В.П.: Но мне такие не встречались. Вообще я в действующей армии был год (В.П. Заманский ушел на фронт в 1944 г. – Д.П.). Я не встречал ни офицера, ни солдата, с которым у нас возник бы подобный разговор. Но, с другой стороны, как он мог возникнуть? Тогда об этом не говорили «страха ради иудейска» (Ин. 19: 38). А потом почти все действительно были безбожники. Я вспоминаю себя самого в то время, в те 18–19 лет… Знаете, как я впервые услыхал слово «душа»? В нашем полку был почтальон – мужик лет 45. Естественно, он уже не мог быть на передовой, но его дело было приносить солдату письмецо или, в редчайших случаях, дошедшую посылочку. Он был необычайно славный человек и, вручая письмо, всегда говорил: «Ну, душа моя, держи!» Вот так я впервые познакомился со словом «душа».
Я же был коммунист с головы до ног! Идея коммунизма брала, поглощала нас, наше поколение. Но воевало оно хорошо, это правда, потому что идея коммунизма переплелась с идеей патриотизма. А родился я с именем Владлен[5]. Вы можете себе представить, что это такое? Отец коммунист, мать коммунистка и я – Владлен. Я перестал быть Владленом, только когда крестился. Но такова наша история – история жизни России в XX веке. Наша жизнь.

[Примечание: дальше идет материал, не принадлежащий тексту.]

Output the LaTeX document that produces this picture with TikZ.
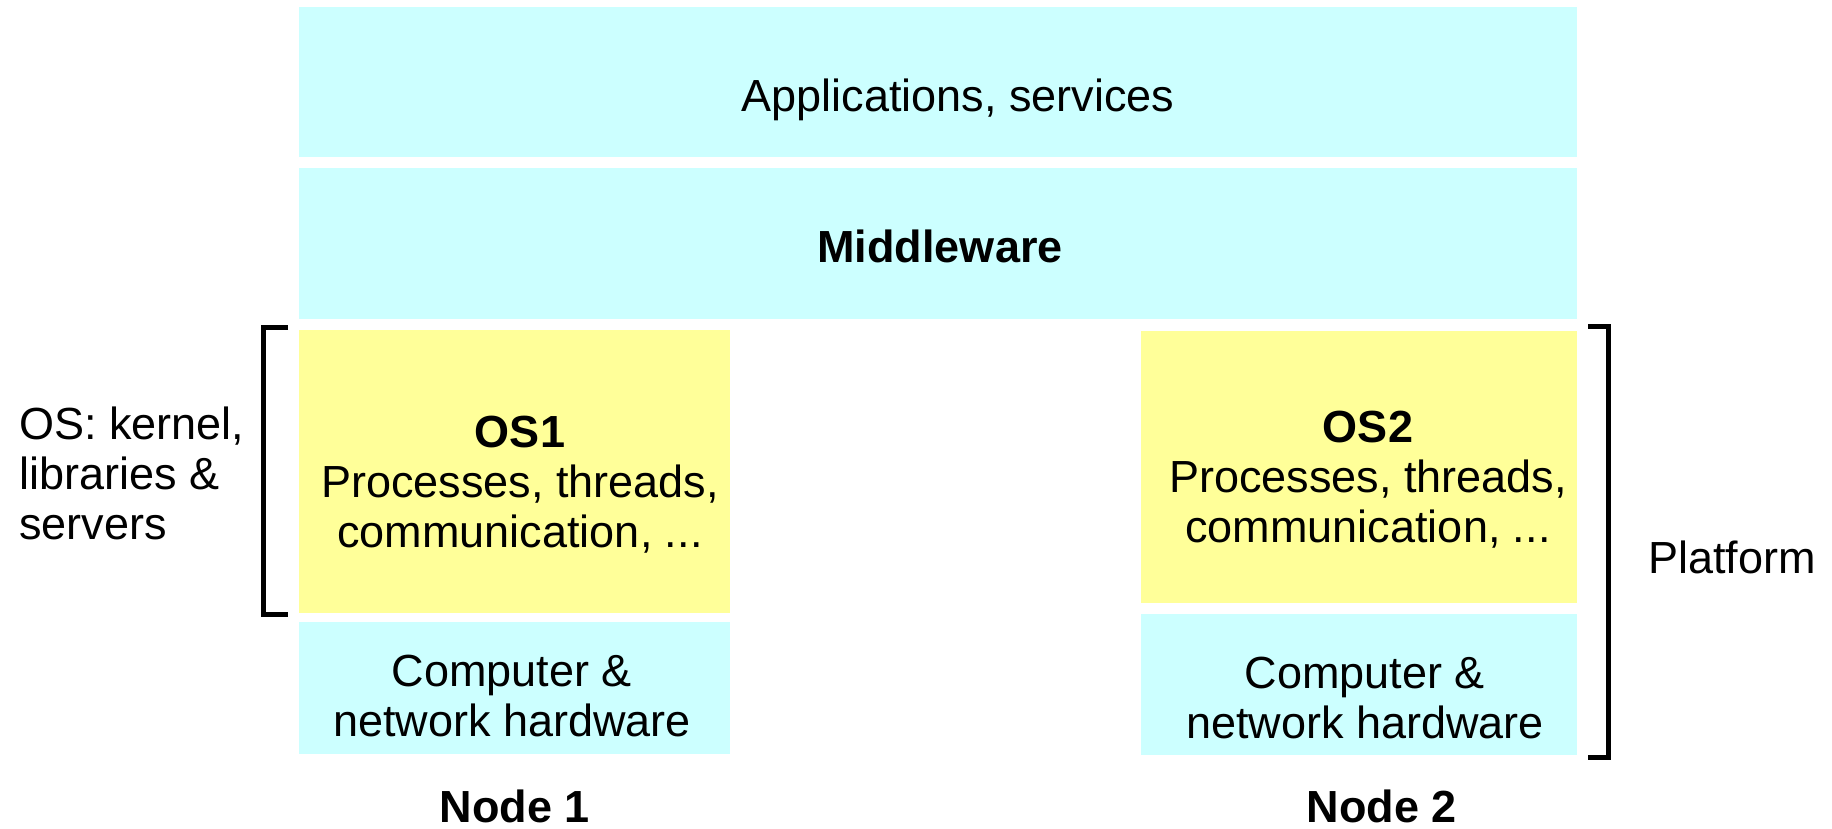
\documentclass[tikz,border=0pt]{standalone}
\usepackage{fontspec}
\setmainfont{Liberation Sans}
\usetikzlibrary{fit}
\definecolor{layercyan}{HTML}{CCFFFF}
\definecolor{layeryellow}{HTML}{FFFF99}
\tikzset{
  layer/.style={fill=#1, draw=none, inner sep=0pt},
  txt/.style={inner sep=0pt, anchor=base, align=center,
    font=\fontsize{22.5}{25}\selectfont},
  boldtxt/.style={txt, font=\fontsize{22.5}{25}\selectfont\bfseries},
  bracket/.style={draw=black, line width=2.5pt, line join=miter}
}
\begin{document}
\begin{tikzpicture}[x=0.5pt, y=-0.5pt]
  \useasboundingbox (0,0) rectangle (1832,829);

  % shared layers
  \node[layer=layercyan, fit={(299,7) (1577,157)}] (apps) {};
  \node[layer=layercyan, fit={(299,168) (1577,319)}] (mw) {};

  % node 1 stack
  \node[layer=layeryellow, fit={(299,330) (730,613)}] (os1) {};
  \node[layer=layercyan, fit={(299,622) (730,754)}] (hw1) {};

  % node 2 stack
  \node[layer=layeryellow, fit={(1141,331) (1577,603)}] (os2) {};
  \node[layer=layercyan, fit={(1141,614) (1577,755)}] (hw2) {};

  % layer labels (for multi-line labels the base anchor is the last line)
  \node[txt] (appstxt) at (958,112) {Applications, services};
  \node[boldtxt] (mwtxt) at (940,262) {Middleware};

  \node[txt] (os1txt) at (520,547) {\textbf{OS1}\\Processes, threads,\\communication, ...};
  \node[txt] (hw1txt) at (512,736) {Computer \&\\network hardware};

  \node[txt] (os2txt) at (1368,542) {\textbf{OS2}\\Processes, threads,\\communication, ...};
  \node[txt] (hw2txt) at (1365,738) {Computer \&\\network hardware};

  % node names
  \node[boldtxt] (n1) at (515,822) {Node 1};
  \node[boldtxt] (n2) at (1382,822) {Node 2};

  % side brackets and their labels
  \draw[bracket] (288,327) -- (263,327) -- (263,614) -- (288,614);
  \node[txt, anchor=base west, align=left] (ostxt) at (19,539) {OS: kernel,\\libraries \&\\servers};

  \draw[bracket] (1588,326) -- (1608,326) -- (1608,757) -- (1588,757);
  \node[txt, anchor=base west] (platform) at (1648,573) {Platform};
\end{tikzpicture}
\end{document}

Наше поколение.
О духовном наставничестве
– Владимир Петрович, вы говорили о своей встрече с одним из удивительнейших старцев нашего времени – архимандритом Павлом (Груздевым). Как вам, человеку с большим жизненным опытом, кажется: что такое хороший священник, какими он должен обладать качествами, какие совершать поступки?
В.П.: Скажу на примере отца Павла. Это тот поразительный тип священника, который, будучи в формальном смысле необразованным, замещал всю образованность сердцем с необыкновенной силой веры. Вот это священник! Вот это пастырь! У него была свобода мысли, опиравшаяся не на разухабистое желание высказаться, а на необычайную, великую любовь ко Христу и к человеку. Но такие пастыри – редкость.
Н.И.: Ведь знаете, как бывает… К одному священнику идут, не зная его, потому что чувствуют благодать, а рядом с другим остановятся и еще подумают: подойти ли?..
Хороший священник – милостивый человек. Это очень трудно, но без милости – никак
В.П.: Хороший священник – это разумный и милостивый человек. Милостивый к тем, с кем он разговаривает с амвона. Это очень трудно, но без милости – никак. Покойный отец Геннадий Огрызков[6], наш духовник, был из таких. И разумен, и милостив, и добр. Иногда создавалось впечатление, что он о себе думает уничижительно. Но это благое чувство для верующего человека.
Н.И.: У него всегда было сочувствие и никогда – человеческое осуждение. Только искреннее сожаление.
– Отец Геннадий бывал строг?
Н.И.: Он всегда говорил всё как есть. Но прежде чем сказать, так вот долго топтался на месте, а потом всё равно всё говорил. Не то чтобы он был строг… У него было редкое качество: за его строгостью чувствовалась боль за человеческую душу. Он жалел человека. Любого.
В.П.: Вот мы сейчас, живя в Муроме, Божиим Промыслом стали близки к Воскресенскому женскому монастырю. Так бывает, что в конце жизни ты находишь некое прибежище, в котором для всех без исключения – и для матушки Елены, и для священников Виктора и Александра, и для насельниц – становишься своим человеком. И они тоже тебе близки. Это великий дар.